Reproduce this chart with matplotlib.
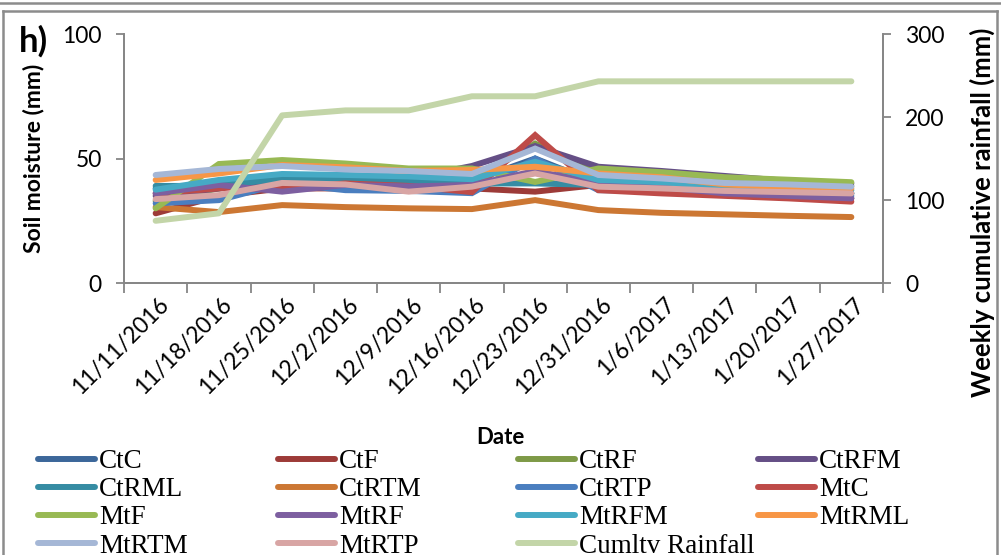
import numpy as np
import matplotlib.pyplot as plt
from matplotlib.lines import Line2D
from matplotlib.transforms import ScaledTranslation

dates = ['11/11/2016', '11/18/2016', '11/25/2016', '12/2/2016', '12/9/2016', '12/16/2016',
         '12/23/2016', '12/31/2016', '1/6/2017', '1/13/2017', '1/20/2017', '1/27/2017']

# soil moisture per treatment (mm)
CtC   = [38.0, 40.0, 43.0, 42.0, 41.0, 41.0, 50.0, 40.0, 39.0, 37.0, 36.5, 36.0]
CtF   = [28.0, 35.0, 38.0, 38.0, 38.0, 38.0, 36.7, 39.4, 37.0, 36.0, 35.0, 34.0]
CtRF  = [33.0, 38.0, 42.0, 42.0, 41.0, 41.0, 56.0, 44.0, 43.0, 41.0, 40.0, 39.0]
CtRFM = [35.0, 38.0, 41.0, 42.0, 42.0, 47.0, 55.0, 46.7, 45.0, 43.0, 41.0, 40.0]
CtRML = [39.0, 39.0, 42.0, 41.5, 41.0, 40.0, 40.0, 39.4, 38.5, 37.0, 37.0, 36.0]
CtRTM = [30.5, 28.5, 31.3, 30.5, 30.0, 29.7, 33.3, 29.3, 28.2, 27.6, 27.0, 26.5]
CtRTP = [32.0, 33.3, 40.0, 37.3, 37.0, 36.1, 50.0, 37.3, 37.0, 36.0, 35.5, 35.0]
MtC   = [36.0, 38.0, 38.0, 40.0, 39.0, 36.5, 59.4, 37.3, 36.0, 35.0, 34.0, 32.7]
MtF   = [30.0, 47.8, 49.4, 48.0, 46.0, 46.0, 40.6, 46.0, 44.5, 42.5, 41.5, 40.5]
MtRF  = [36.0, 39.4, 36.7, 39.4, 38.8, 39.4, 45.0, 40.0, 38.5, 36.0, 35.0, 34.0]
MtRFM = [37.5, 41.4, 43.8, 43.4, 42.8, 41.7, 48.7, 41.4, 40.5, 38.7, 38.5, 37.3]
MtRML = [41.4, 44.0, 47.4, 46.5, 45.0, 45.4, 46.7, 44.0, 42.5, 39.6, 38.5, 38.0]
MtRTM = [43.4, 45.8, 47.0, 45.6, 45.0, 43.8, 54.0, 43.4, 42.0, 40.2, 39.6, 38.7]
MtRTP = [33.7, 35.3, 40.2, 39.6, 36.7, 38.7, 44.0, 38.7, 38.0, 37.0, 36.5, 36.0]

# weekly cumulative rainfall (mm)
rainfall = [75, 84, 202, 208, 208, 225, 225, 243, 243, 243, 243, 243]

names = ['CtC', 'CtF', 'CtRF', 'CtRFM', 'CtRML', 'CtRTM', 'CtRTP',
         'MtC', 'MtF', 'MtRF', 'MtRFM', 'MtRML', 'MtRTM', 'MtRTP']
series = [CtC, CtF, CtRF, CtRFM, CtRML, CtRTM, CtRTP,
          MtC, MtF, MtRF, MtRFM, MtRML, MtRTM, MtRTP]
colors = ['#3C679A', '#9D3B38', '#7E9A47', '#654F86', '#358CA3', '#CC7733', '#4A7EBF',
          '#BE4B48', '#98B954', '#7D5FA0', '#46AAC5', '#F79646', '#A5B7D6', '#D8A5A4']
rain_color = '#C3D5A8'

plt.rcParams['font.family'] = ['Lato', 'DejaVu Sans']
grey = '#868686'
lw = 4.3

fig = plt.figure(figsize=(10.01, 5.55), dpi=100)
ax = fig.add_axes([0.1239, 0.49, 0.7582, 0.4487])
ax2 = ax.twinx()

x = np.arange(len(dates))
handles = []
for name, vals, c in zip(names, series, colors):
    h, = ax.plot(x, vals, color=c, lw=lw, solid_capstyle='round', solid_joinstyle='miter', label=name)
    handles.append(h)
hr, = ax2.plot(x, rainfall, color=rain_color, lw=lw, solid_capstyle='round', label='Cumltv Rainfall')
handles.append(hr)

ax.set_xlim(-0.5, len(dates) - 0.5)
ax.set_ylim(0, 100)
ax2.set_ylim(0, 300)
ax.set_yticks([0, 50, 100])
ax2.set_yticks([0, 100, 200, 300])

for a in (ax, ax2):
    for s in a.spines.values():
        s.set_color(grey)
        s.set_linewidth(1.3)
    a.spines['top'].set_visible(False)
ax.tick_params(axis='y', length=6, width=1.3, color=grey, labelsize=16.5, pad=10)
ax2.tick_params(axis='y', length=6, width=1.3, color=grey, labelsize=16.5, pad=10)

# category ticks sit between dates, labels at the dates
ax.set_xticks(np.arange(-0.5, len(dates)), minor=True)
ax.set_xticks(x)
ax.tick_params(axis='x', which='minor', length=7, width=1.3, color=grey)
ax.tick_params(axis='x', which='major', length=0, pad=13)
ax.set_xticklabels(dates, rotation=45, ha='right', va='center', rotation_mode='anchor', fontsize=16.5)
for lab in ax.get_xticklabels():
    lab.set_transform(lab.get_transform() + ScaledTranslation(0.1, 0, fig.dpi_scale_trans))

ax.set_ylabel('Soil moisture (mm)', fontsize=16.5, fontweight='bold')
ax.yaxis.set_label_coords(-80 / 759, 0.5)
ax2.set_ylabel('Weekly cumulative rainfall (mm)', fontsize=18.5, fontweight='bold')
ax2.yaxis.set_label_coords(1 + 87 / 759, 0.285)
fig.text(0.5, 1 - 438 / 555, 'Date', fontsize=16, fontweight='bold', ha='center', va='center')
fig.text(0.019, 1 - 41 / 555, 'h)', fontsize=25, fontweight='bold', ha='left', va='center')

# legend laid out row by row in four columns
col_x = [38, 278, 518, 758]
for ci, cx in enumerate(col_x):
    hs = handles[ci::4]
    fig.legend(handles=hs, labels=[h.get_label() for h in hs], loc='upper left',
               bbox_to_anchor=(cx / 1001, 1 - 449 / 555), frameon=False,
               prop={'family': 'Liberation Serif', 'size': 19.5}, handlelength=2.1,
               handletextpad=0.15, labelspacing=0.12, borderpad=0, borderaxespad=0)

# panel frame
fig.add_artist(Line2D([0, 1], [1 - 3 / 555] * 2, color='#8C8C8C', lw=1.8))
fig.add_artist(Line2D([3 / 1001, 997 / 1001], [1 - 10.5 / 555] * 2, color='#8C8C8C', lw=1.8))
fig.add_artist(Line2D([3 / 1001] * 2, [0, 1 - 10.5 / 555], color='#8C8C8C', lw=1.8))
fig.add_artist(Line2D([997 / 1001] * 2, [0, 1 - 10.5 / 555], color='#8C8C8C', lw=1.8))

fig.savefig('out.png', dpi=100)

· · ·

▸ **What you will do**
Starting at the top of the listing above, reproduce each line up to and including the one with "38.0, 37.0, 36.5, 36.0]"; omit the pictures.

▸ **Answer in full**
Reproduce this chart with matplotlib.
import numpy as np
import matplotlib.pyplot as plt
from matplotlib.lines import Line2D
from matplotlib.transforms import ScaledTranslation

dates = ['11/11/2016', '11/18/2016', '11/25/2016', '12/2/2016', '12/9/2016', '12/16/2016',
         '12/23/2016', '12/31/2016', '1/6/2017', '1/13/2017', '1/20/2017', '1/27/2017']

# soil moisture per treatment (mm)
CtC   = [38.0, 40.0, 43.0, 42.0, 41.0, 41.0, 50.0, 40.0, 39.0, 37.0, 36.5, 36.0]
CtF   = [28.0, 35.0, 38.0, 38.0, 38.0, 38.0, 36.7, 39.4, 37.0, 36.0, 35.0, 34.0]
CtRF  = [33.0, 38.0, 42.0, 42.0, 41.0, 41.0, 56.0, 44.0, 43.0, 41.0, 40.0, 39.0]
CtRFM = [35.0, 38.0, 41.0, 42.0, 42.0, 47.0, 55.0, 46.7, 45.0, 43.0, 41.0, 40.0]
CtRML = [39.0, 39.0, 42.0, 41.5, 41.0, 40.0, 40.0, 39.4, 38.5, 37.0, 37.0, 36.0]
CtRTM = [30.5, 28.5, 31.3, 30.5, 30.0, 29.7, 33.3, 29.3, 28.2, 27.6, 27.0, 26.5]
CtRTP = [32.0, 33.3, 40.0, 37.3, 37.0, 36.1, 50.0, 37.3, 37.0, 36.0, 35.5, 35.0]
MtC   = [36.0, 38.0, 38.0, 40.0, 39.0, 36.5, 59.4, 37.3, 36.0, 35.0, 34.0, 32.7]
MtF   = [30.0, 47.8, 49.4, 48.0, 46.0, 46.0, 40.6, 46.0, 44.5, 42.5, 41.5, 40.5]
MtRF  = [36.0, 39.4, 36.7, 39.4, 38.8, 39.4, 45.0, 40.0, 38.5, 36.0, 35.0, 34.0]
MtRFM = [37.5, 41.4, 43.8, 43.4, 42.8, 41.7, 48.7, 41.4, 40.5, 38.7, 38.5, 37.3]
MtRML = [41.4, 44.0, 47.4, 46.5, 45.0, 45.4, 46.7, 44.0, 42.5, 39.6, 38.5, 38.0]
MtRTM = [43.4, 45.8, 47.0, 45.6, 45.0, 43.8, 54.0, 43.4, 42.0, 40.2, 39.6, 38.7]
MtRTP = [33.7, 35.3, 40.2, 39.6, 36.7, 38.7, 44.0, 38.7, 38.0, 37.0, 36.5, 36.0]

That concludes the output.